資産運用の世界では、「72の法則」なるものが知られています。
この「72」の導出方法についてまとめておきます。
1.72の導出方法年利 r で n 年間運用した時、元本が 2倍になったとすると、
(1 + r)^n = 2 ・・・①
が成立します。
これを n について解けば
n = ln2 / ln(1 + r) ・・・②
ここで分母のln(1 + r) をテイラー展開の2次近似をすると
ln(1 + r) ≒ r - 1/2 * r^2
これを②式に代入し整理すると
n ≒ {ln2 / (1 - 1/2 * r )} / r ・・・③
年利が 8% の時、すなわち r=0.08で{ } 内がおよそ0.72ですから
n ≒ 0.72 / r
となり、72が導かれます。
2.「72の法則」の利用時の注意上記の通り、72の法則は年利8%程度の時に最も精度が出るように調整された近似式ですので、8%からずれますと、真の値からの乖離が大きくなります。
例えば年利が 8% より小さいときは、③式の { } 内は 「r が小さい」⇔「( ) 内の値が大きい」⇔「{ } 内の値が小さい」となり、結果③式は「nが小さい」となります。これを言い換えると、「72の法則」の計算結果は真の値と比べ、上方乖離した値になります。
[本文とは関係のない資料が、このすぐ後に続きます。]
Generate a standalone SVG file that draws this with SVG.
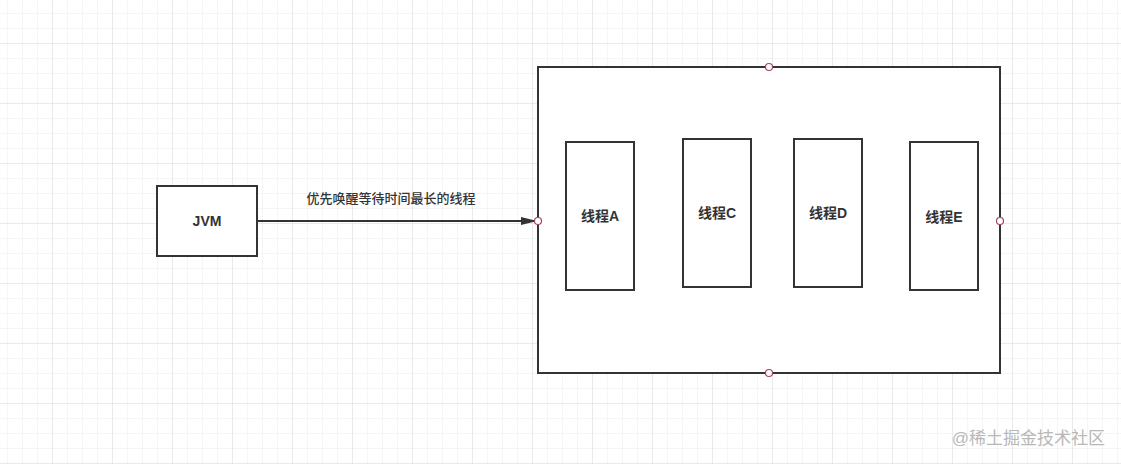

逆に年利が 8% より大きいときは、「72の法則」の計算結果は真の値と比べ、下方乖離した値になります。
wikipediaに乖離の程度を示す表が載っていますので参照してみてください。
http://en.wikipedia.org/wiki/Rule_of_72 (リンク最終確認:2012年6月7日)
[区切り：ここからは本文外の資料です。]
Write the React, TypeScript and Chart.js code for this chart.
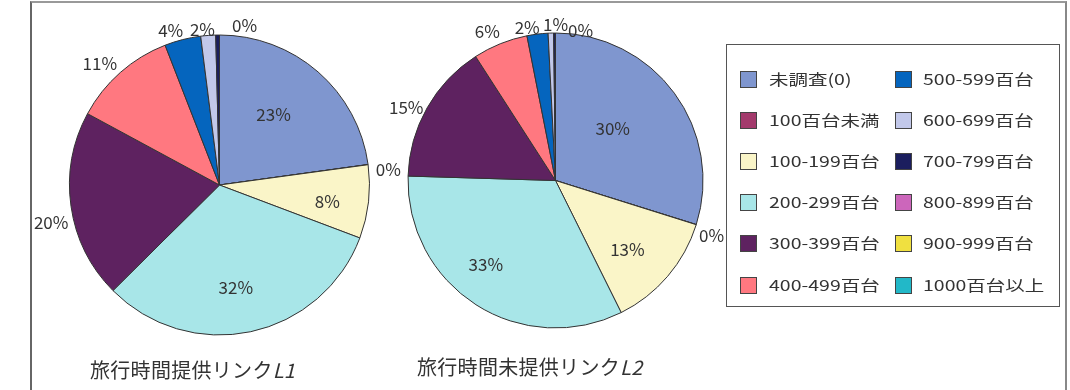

3.…そもそも「72の法則」は使わない方が良い?まあ、上記のように乖離に注意して使うくらいなら使わない方がマシです。②式の真の値を使うべきです。72の法則は古くは14世紀に提唱された法則ですが、我々が生きている21世紀ではwindowsに関数電卓が入っていますし、表計算ソフトでも対数計算が簡単にできます。
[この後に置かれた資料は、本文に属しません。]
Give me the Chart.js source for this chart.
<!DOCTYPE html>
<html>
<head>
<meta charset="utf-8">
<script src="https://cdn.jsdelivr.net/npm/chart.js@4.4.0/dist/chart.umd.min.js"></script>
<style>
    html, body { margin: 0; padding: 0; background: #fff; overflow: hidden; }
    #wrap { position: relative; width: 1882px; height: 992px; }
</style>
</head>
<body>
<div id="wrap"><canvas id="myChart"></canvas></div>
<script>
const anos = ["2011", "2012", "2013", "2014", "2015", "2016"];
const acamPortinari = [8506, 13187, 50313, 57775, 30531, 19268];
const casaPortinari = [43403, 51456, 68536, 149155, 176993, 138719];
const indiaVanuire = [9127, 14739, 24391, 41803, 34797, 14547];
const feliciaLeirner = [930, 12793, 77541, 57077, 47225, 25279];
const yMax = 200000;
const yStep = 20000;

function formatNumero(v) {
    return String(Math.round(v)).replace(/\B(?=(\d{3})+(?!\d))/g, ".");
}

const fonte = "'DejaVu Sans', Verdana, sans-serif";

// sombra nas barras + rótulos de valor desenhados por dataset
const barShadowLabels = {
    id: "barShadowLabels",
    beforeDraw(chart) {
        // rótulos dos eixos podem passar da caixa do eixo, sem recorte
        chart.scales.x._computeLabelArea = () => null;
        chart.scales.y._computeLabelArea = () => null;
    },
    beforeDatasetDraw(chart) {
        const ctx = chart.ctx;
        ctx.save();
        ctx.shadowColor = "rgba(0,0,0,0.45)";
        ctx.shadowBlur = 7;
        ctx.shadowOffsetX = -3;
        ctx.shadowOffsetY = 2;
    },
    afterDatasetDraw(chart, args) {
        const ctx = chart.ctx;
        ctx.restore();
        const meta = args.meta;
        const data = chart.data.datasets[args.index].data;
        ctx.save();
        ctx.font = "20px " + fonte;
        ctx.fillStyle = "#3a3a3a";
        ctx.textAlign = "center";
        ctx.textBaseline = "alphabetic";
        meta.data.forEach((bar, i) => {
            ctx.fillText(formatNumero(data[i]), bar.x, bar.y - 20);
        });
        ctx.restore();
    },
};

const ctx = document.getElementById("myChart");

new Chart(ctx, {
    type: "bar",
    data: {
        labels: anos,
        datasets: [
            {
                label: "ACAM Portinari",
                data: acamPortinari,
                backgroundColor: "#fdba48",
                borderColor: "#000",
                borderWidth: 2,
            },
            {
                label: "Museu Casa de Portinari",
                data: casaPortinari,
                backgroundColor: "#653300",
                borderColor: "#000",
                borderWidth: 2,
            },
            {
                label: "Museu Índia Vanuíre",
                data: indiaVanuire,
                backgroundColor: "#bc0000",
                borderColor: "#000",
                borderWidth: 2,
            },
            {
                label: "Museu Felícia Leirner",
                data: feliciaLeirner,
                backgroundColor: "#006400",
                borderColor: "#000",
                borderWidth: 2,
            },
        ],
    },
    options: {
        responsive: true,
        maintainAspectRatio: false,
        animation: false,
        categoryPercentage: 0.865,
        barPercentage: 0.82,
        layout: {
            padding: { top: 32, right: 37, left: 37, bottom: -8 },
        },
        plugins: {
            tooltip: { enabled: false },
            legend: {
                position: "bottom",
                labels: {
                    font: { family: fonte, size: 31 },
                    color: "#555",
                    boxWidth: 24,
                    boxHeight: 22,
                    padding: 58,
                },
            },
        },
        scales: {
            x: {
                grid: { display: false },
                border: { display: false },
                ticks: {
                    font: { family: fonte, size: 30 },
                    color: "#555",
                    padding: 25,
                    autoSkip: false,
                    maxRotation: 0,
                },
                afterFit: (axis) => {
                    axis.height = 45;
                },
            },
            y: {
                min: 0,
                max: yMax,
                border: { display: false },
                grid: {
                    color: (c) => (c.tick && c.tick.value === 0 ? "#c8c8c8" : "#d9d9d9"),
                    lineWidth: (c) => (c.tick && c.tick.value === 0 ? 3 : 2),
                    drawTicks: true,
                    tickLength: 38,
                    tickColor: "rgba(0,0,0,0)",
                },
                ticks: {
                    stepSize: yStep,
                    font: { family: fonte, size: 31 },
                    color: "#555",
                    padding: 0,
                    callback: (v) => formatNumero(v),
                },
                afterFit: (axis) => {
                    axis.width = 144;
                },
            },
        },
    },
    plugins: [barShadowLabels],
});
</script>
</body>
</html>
また、「72の法則」は「資産が2倍に増えるのにかかる時間」が分かったところで、「3倍に増えるのにかかる時間」は分かりません。このように柔軟性を著しく欠く法則です。
こんな法則、基本的に何の役にも立ちません。
「72の法則」はFPが教養程度に知っておればよい法則だと個人的には思っています。
追記「72の法則」は、72の約数が多い事もあり、簡易な(厳密でないが早い)複利計算には利用できそうです。また、うまく使えば「資産が5倍に増えるのにかかる時間」などを推計できる場合があります。興味のある方は、コメント欄の吊られた男さんの「72の法則」の利用方法をご参照ください。